Rum balls also pop up in my childhood memories. I liked them the first time I tried them, a fact that slightly horrified my mother (and led me to believe that I had a lifetime of alcoholism in front of me).
But they’re not the kind of thing I’ve been able to find in Sydney for years. A couple of months ago my housemate baked a big batch of red velvet cakes. We couldn’t get through them fast enough so when they’d become too dry to eat, I looked for a recipe for rum balls. Despite being an Australian classic, recipes are hard to find: it seems they belong in bakeries in sleepy country towns where rock cakes, finger buns and peppermint slices are easy to come by. Nevertheless, I eventually found a recipe here.
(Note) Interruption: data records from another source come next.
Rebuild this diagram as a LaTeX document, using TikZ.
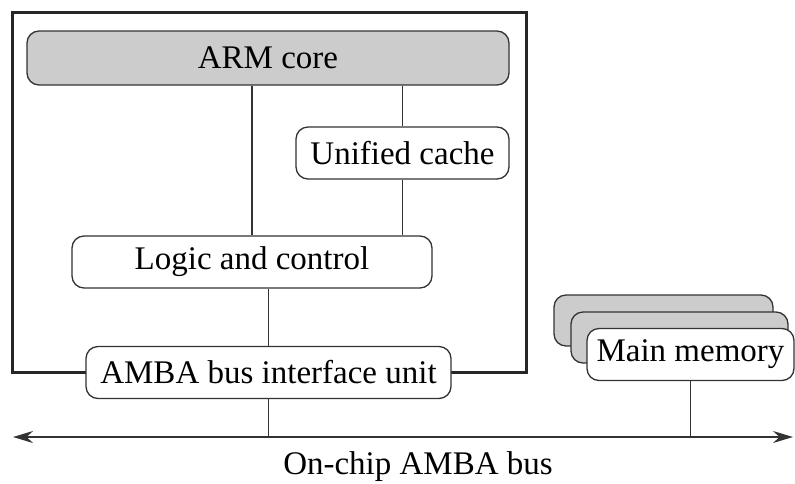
\documentclass[tikz,border=0pt]{standalone}
\usepackage{fontspec}
\setmainfont{Liberation Serif}
\newfontfamily\figfont{Liberation Serif}
\usetikzlibrary{arrows.meta}
\definecolor{coreGray}{HTML}{CCCCCC}
\definecolor{lineGray}{HTML}{333333}
\begin{document}
\begin{tikzpicture}
[x=1pt,y=-1pt,
  font=\figfont\fontsize{33}{36}\selectfont,%
  boxNode/.style={shape=rectangle,rounded corners=12pt,draw=lineGray,line width=1.3pt,fill=white,inner sep=0pt,minimum height=52pt},%
  grayNode/.style={boxNode,fill=coreGray},%
  wireLine/.style={-,line width=1.3pt,color=lineGray},%
  busLine/.style={{Stealth[length=20pt,width=12pt]}-{Stealth[length=20pt,width=12pt]},line width=1.3pt,color=lineGray},%
  chipFrame/.style={line width=3pt,color=black!85}]
\useasboundingbox (0,0) rectangle (795,483);
%% chip outline
\draw[chipFrame] (12,12) rectangle (526,372);
%% memory banks behind
\node (memC) at (663.5,320.5) [grayNode,minimum width=219pt,minimum height=51pt] {};
\node (memB) at (679.5,337.5) [grayNode,minimum width=217pt,minimum height=51pt] {};
%% boxes
\node (arm) at (268,58) [grayNode,minimum width=482pt,minimum height=54pt] {ARM core};
\foreach \nodename/\x/\y/\w/\txt in {cache/402.5/153/213/Unified cache, logic/252/262/360/Logic and control, biu/268.5/372.5/365/AMBA bus interface unit, mem/690.5/354.5/207/Main memory}
{
  \node (\nodename) at (\x,\y) [boxNode,minimum width=\w pt] {\txt};
}
%% bus
\coordinate (busL) at (13,437);
\coordinate (busR) at (793,437);
\draw[busLine] (busL) -- (busR);
\node (busName) at (418,467) {On-chip AMBA bus};
%% wires
\draw[wireLine] (arm.south -| logic.north) -- (logic.north);
\draw[wireLine] (arm.south -| cache.north) -- (cache.north);
\draw[wireLine] (cache.south) -- (cache.south |- logic.north);
\draw[wireLine] (logic.south -| biu.north) -- (biu.north);
\draw[wireLine] (biu.south) -- (biu.south |- busL);
\draw[wireLine] (mem.south) -- (mem.south |- busR);
\end{tikzpicture}
\end{document}
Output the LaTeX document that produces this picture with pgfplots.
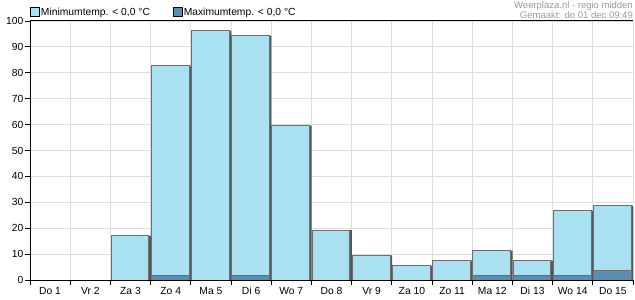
\documentclass[border=0pt]{standalone}
\usepackage{pgfplots}
\pgfplotsset{compat=1.18}
\usepackage{fontspec}
\setmainfont{Liberation Sans}
\definecolor{minc}{HTML}{AAE1F2}
\definecolor{maxc}{HTML}{5B8DB0}
\definecolor{bord}{HTML}{6E6E6E}
\definecolor{shad}{HTML}{575757}
\definecolor{gridc}{HTML}{DDDDDD}
\definecolor{credit}{HTML}{9A9A9A}
\pgfplotstableread{
x v
2.5 17.0
3.5 82.8
4.5 96.3
5.5 94.4
6.5 59.6
7.5 19.3
8.5 9.5
9.5 5.5
10.5 7.5
11.5 11.3
12.5 7.5
13.5 26.8
14.5 28.7
}\mintab
\pgfplotstableread{
x v
3.5 1.7
5.5 1.7
11.5 1.7
12.5 1.7
13.5 1.7
14.5 3.6
}\maxtab
\begin{document}
\begin{tikzpicture}
\path[use as bounding box] (-30bp,-20bp) rectangle (605bp,280bp);
\begin{axis}[
  name=ax,
  at={(0,0)}, anchor=south west,
  scale only axis, width=603bp, height=259bp,
  xmin=0, xmax=15, ymin=0, ymax=100,
  xtick={0,...,15},
  x tick label as interval,
  xticklabels={Do 1,Vr 2,Za 3,Zo 4,Ma 5,Di 6,Wo 7,Do 8,Vr 9,Za 10,Zo 11,Ma 12,Di 13,Wo 14,Do 15},
  ytick={0,10,...,100},
  /pgf/number format/assume math mode=true,
  grid=major,
  major grid style={draw=gridc, line width=0.8bp},
  axis line style={draw=none},
  xtick pos=left, ytick pos=left,
  tick align=outside,
  major tick length=5bp,
  tick style={black, line width=0.8bp},
  tick label style={font=\fontsize{10.3bp}{12bp}\selectfont},
  yticklabel style={inner sep=1.5bp},
  xticklabel style={inner sep=2bp},
  ybar, bar width=0.94,
  legend style={at={(0,1)}, anchor=south west, yshift=3bp, xshift=0bp,
    draw=none, fill=none, inner sep=0pt,
    font=\fontsize{10.3bp}{12bp}\selectfont,
    nodes={inner sep=1bp},
    /tikz/every even column/.append style={column sep=22bp}},
  legend columns=2,
  legend cell align=left,
  legend image code/.code={\draw[#1, draw=black, line width=0.8bp] (0bp,-4.5bp) rectangle (9bp,4.5bp);},
]
\addplot[fill=shad, draw=none, bar shift=1.5bp, forget plot] table[x=x,y=v] {\mintab};
\addplot[fill=minc, draw=bord, line width=1bp, bar shift=-0.5bp] table[x=x,y=v] {\mintab};
\addplot[fill=maxc, draw=bord, line width=1bp, bar shift=-0.5bp] table[x=x,y=v] {\maxtab};
\legend{{Minimumtemp. < 0,0 °C}, {Maximumtemp. < 0,0 °C}}
\end{axis}
\draw[black, line width=1bp] (ax.north west) -- (ax.south west) -- (ax.south east);
\draw[black, line width=1bp] (ax.north west) -- (ax.north east);
\node[anchor=south east, align=right, inner sep=0pt, text=credit,
  font=\fontsize{9.5bp}{10bp}\selectfont, yshift=2bp] at (ax.north east)
  {Weerplaza.nl - regio midden\\Gemaakt: do 01 dec 09:49};
\end{tikzpicture}
\end{document}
It’s at this point you’ll think that I’ve gone completely mad (or had too much to drink?) because the recipe is clearly lacking in rum. As I went to make these the first time, I realised I had only brandy, no rum. I went with it, and I have to say, I’m glad I did. The brandy hints at the heady booziness of a well-soaked fruit cake, while moist chocolate takes centre stage.
Rum (or brandy) balls
1 1/2 c cake crumbs (see note below)
1/4 c icing sugar mixture, sifted
1/2 c almond meal
2 tbsp brandy
75 g chocolate, melted (I’ve used both milk and dark)
milk, as required
1/3 c icing sugar mixture, plus extra for dusting
2 tbsp butter
30 g chocolate, chopped
2 tsp brandy
milk or hot water, if needed
To make the cake mixture
1. In a bowl mix together cake crumbs, icing sugar and ground almonds. Pour in the brandy and stir through.
2. Add the melted chocolate to the cake mixture and stir through. I found that my mixture came together well at this point and was moist enough to hold together. If it is still looking dry, add milk, starting with 1 tbsp and going from there. The mixture should be wet, rather than moist, and should all hang together in one ball.
3. Roll heaped tbsp of mixture into balls and place on a baking tray or plate lined with baking paper. Put in the fridge to set for at least 2 hours.
To make the icing
4. Once the balls have been in the fridge for a couple of hours, start the icing. Melt the butter and chocolate together (I find the microwave is the easiest way to do this). When it is melted, stir to combine.
5. Add the icing sugar and then the brandy. Add just enough hot water or milk to make the icing the thickness of pure cream. Dip the balls into the icing one at a time and return to the same tray. Sift over some more icing sugar (or cocoa powder) and return to the fridge to set for a further two hours before eating.
- Store in a airtight container in the fridge. Makes approximately two dozen.
- I’ve made this cake using red velvet and butter cake crumbs. I imagine a chocolate butter cake would be fine too (amazing even!). Steer clear of anything too moist – a flourless chocolate cake or mud cake, for example.